In the coming week, the impeachment inquiry into US president Donald Trump’s Ukraine dealings goes public. Hearings that have until now been restricted to House representatives on certain committees will be opened up beginning Nov. 13.
This should come as a consolation to Republicans, who have continually condemned the privacy of the inquiry that House Democrats initiated in September after a whistleblower report expressed concern that Trump premised handing over foreign aid to Ukraine on an investigation into his political rival, Joe Biden, for personal gain. They have said, and continued to say today, that the Democrats were engaged in a sham process that’s not fair because it’s not open.
House Republicans submitted a suggested witness list to the House Intelligence Committee this morning, stating that Americans will benefit from the “open” testimony of those it proposes appear at the upcoming public proceedings. Although the letter containing this list was scathing, Republicans nonetheless are engaging in the process they have called a sham. And they have threatened to characterize denials of their witness requests as proof the imminent open process is illegitimate.
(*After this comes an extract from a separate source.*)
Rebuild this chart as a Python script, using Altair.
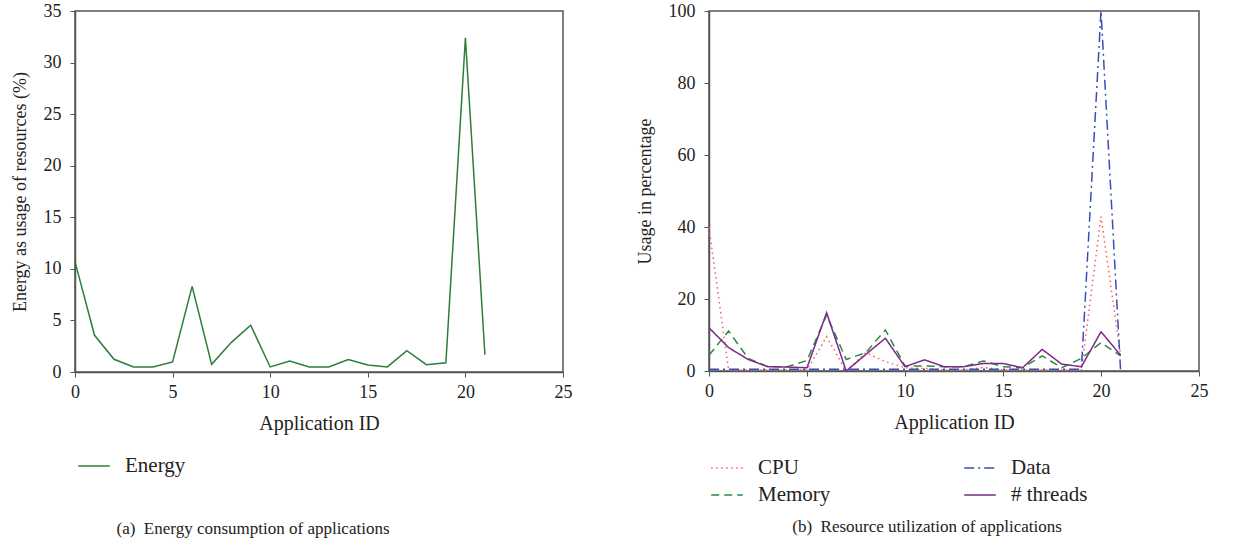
import altair as alt
import pandas as pd

ids = list(range(22))
energy = [10.7, 3.56, 1.23, 0.49, 0.49, 0.97, 8.3, 0.74, 2.85, 4.53, 0.49,
          1.07, 0.49, 0.49, 1.2, 0.68, 0.49, 2.07, 0.71, 0.9, 32.4, 1.68]

cpu = [39.8, 0.3, 0.3, 0.3, 0.3, 0.3, 9.5, 0.0, 5.1, 2.6, 0.9,
       0.7, 0.3, 0.3, 1.0, 0.3, 0.3, 0.3, 0.3, 0.3, 42.9, 4.4]
memory = [4.4, 11.1, 3.5, 1.2, 1.2, 2.9, 15.6, 3.2, 5.1, 11.4, 1.4,
          1.4, 1.2, 1.2, 2.8, 1.2, 0.9, 4.2, 0.9, 3.5, 7.9, 4.2]
data_use = [0.5, 0.5, 0.5, 0.5, 0.5, 0.5, 0.5, 0.5, 0.5, 0.5, 0.5,
            0.5, 0.5, 0.5, 0.5, 0.5, 0.5, 0.5, 0.5, 0.5, 100.0, 0.0]
threads = [12.0, 6.5, 3.2, 1.2, 1.1, 0.9, 16.2, 0.0, 4.6, 9.1, 1.2,
           3.1, 1.2, 1.2, 2.1, 2.1, 0.9, 6.0, 1.9, 1.2, 10.9, 4.4]

series_names = ["CPU", "Memory", "Data", "# threads"]
series_colors = ["#ff5a5a", "#2e8b3e", "#3a4fb5", "#7b2a8a"]
series_dash = [[1.5, 3.5], [8, 5], [10, 4, 2, 4], [1, 0]]

FONT = "Liberation Serif"
AX = "#555555"

df_e = pd.DataFrame({"id": ids, "value": energy, "series": "Energy"})
rows = []
for name, vals in zip(["CPU", "Memory", "Data", "# threads"], [cpu, memory, data_use, threads]):
    for i, v in zip(ids, vals):
        rows.append({"id": i, "value": v, "series": name})
df_r = pd.DataFrame(rows)

xaxis = alt.Axis(values=[0, 5, 10, 15, 20, 25], title="Application ID", grid=False,
                 labelFontSize=18, titleFontSize=20, titleFontWeight="normal",
                 tickSize=5, labelPadding=6, titlePadding=12, labelFlush=False)

left = alt.Chart(df_e).mark_line(strokeWidth=1.5).encode(
    x=alt.X("id:Q", scale=alt.Scale(domain=[0, 25], nice=False), axis=xaxis),
    y=alt.Y("value:Q", scale=alt.Scale(domain=[0, 35], nice=False),
            axis=alt.Axis(values=[0, 5, 10, 15, 20, 25, 30, 35], grid=False,
                          title="Energy as usage of resources (%)",
                          labelFontSize=18, titleFontSize=18, titleFontWeight="normal",
                          tickSize=5, labelPadding=9, titlePadding=14)),
    color=alt.Color("series:N", scale=alt.Scale(domain=["Energy"], range=["#2f7d3a"]),
                    legend=alt.Legend(title=None, orient="none", legendX=2, legendY=438,
                                      symbolType="stroke", symbolSize=1000,
                                      symbolStrokeWidth=1.5, labelFontSize=21,
                                      labelOffset=14)),
).properties(
    width=488, height=361,
    title=alt.TitleParams("(a)\u00a0 Energy consumption of applications", orient="bottom",
                          fontSize=17, fontWeight="normal", dx=-66, offset=45),
)

right = alt.Chart(df_r).mark_line(strokeWidth=1.5).encode(
    x=alt.X("id:Q", scale=alt.Scale(domain=[0, 25], nice=False), axis=xaxis),
    y=alt.Y("value:Q", scale=alt.Scale(domain=[0, 100], nice=False),
            axis=alt.Axis(values=[0, 20, 40, 60, 80, 100], grid=False,
                          title="Usage in percentage",
                          labelFontSize=18, titleFontSize=18, titleFontWeight="normal",
                          tickSize=5, labelPadding=9, titlePadding=14)),
    color=alt.Color("series:N", sort=series_names,
                    scale=alt.Scale(domain=series_names, range=series_colors),
                    legend=alt.Legend(title=None, orient="none", legendX=1, legendY=440,
                                      columns=2, columnPadding=130, rowPadding=-6,
                                      symbolType="stroke", symbolSize=1000,
                                      symbolStrokeWidth=1.5, labelFontSize=21,
                                      labelOffset=14)),
    strokeDash=alt.StrokeDash("series:N", sort=series_names,
                              scale=alt.Scale(domain=series_names, range=series_dash),
                              legend=None),
).properties(
    width=490, height=360,
    title=alt.TitleParams("(b)\u00a0 Resource utilization of applications", orient="bottom",
                          fontSize=17, fontWeight="normal", dx=-27, offset=14),
)

chart = alt.hconcat(left, right, spacing=62).resolve_scale(
    color="independent", strokeDash="independent", y="independent", x="independent"
).resolve_legend(color="independent", strokeDash="independent").configure(
    font=FONT,
    padding={"left": 10, "top": 1, "right": 5, "bottom": 5},
).configure_view(
    stroke=AX, strokeWidth=1.5
).configure_axis(
    domainColor=AX, tickColor=AX, domainWidth=1.5, labelColor="#222222",
    titleColor="#222222", labelFont=FONT, titleFont=FONT
).configure_legend(
    labelColor="#222222", labelFont=FONT
).configure_title(
    color="#222222", font=FONT
)

chart.save("out.html", embed_options={"renderer": "svg", "actions": False})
Trump, for his part, is condemning any hearings, private or public, sticking with his position that the inquiry should not be happening at all. The president calls the open inquiry “a hoax” and today stated, “There shouldn’t be anything. There shouldn’t be impeachment hearings.”
Still, for all of the Republican dismissals of the investigation, the inquiry does appear to be putting the president under pressure. Trump also revealed that he will shortly release a record of a phone call he had with Ukrainian president Volodymyr Zelensky in April—before a July call that triggered the whistleblower’s report. “They want to have a transcript of the other call, the second call, and I’m willing to provide that,” Trump told reporters before boarding Air Force One.
The president believes the first call will put the second conversation he had with Zelensky—the one at the center of this investigation in which he asked the Ukrainians to “do us a favor”—into context. It will prove he did nothing impeachable, he contends. The April call is “very important,” Trump said, and challenged his audience to examine it. “You’ll read the second call, and you’ll tell me if there’s anything wrong with it.”
But based on the record so far, more information about Trump’s conversations won’t necessarily show what he hopes or bode well for the president. After all, when Trump released in September what he called “a transcript” of his July conversation (really a reconstructed record), it was enough to convince House speaker Nancy Pelosi that Democrats should finally launch an impeachment inquiry. This, even after she’d resisted calls for the same earlier this year when the Mueller report was released and didn’t exonerate Trump of obstruction of justice in the special counsel’s investigation into Russian interference in the 2016 US elections.
So the president may yet come to regret the emphasis he is now, under pressure, placing on another conversation “transcript.”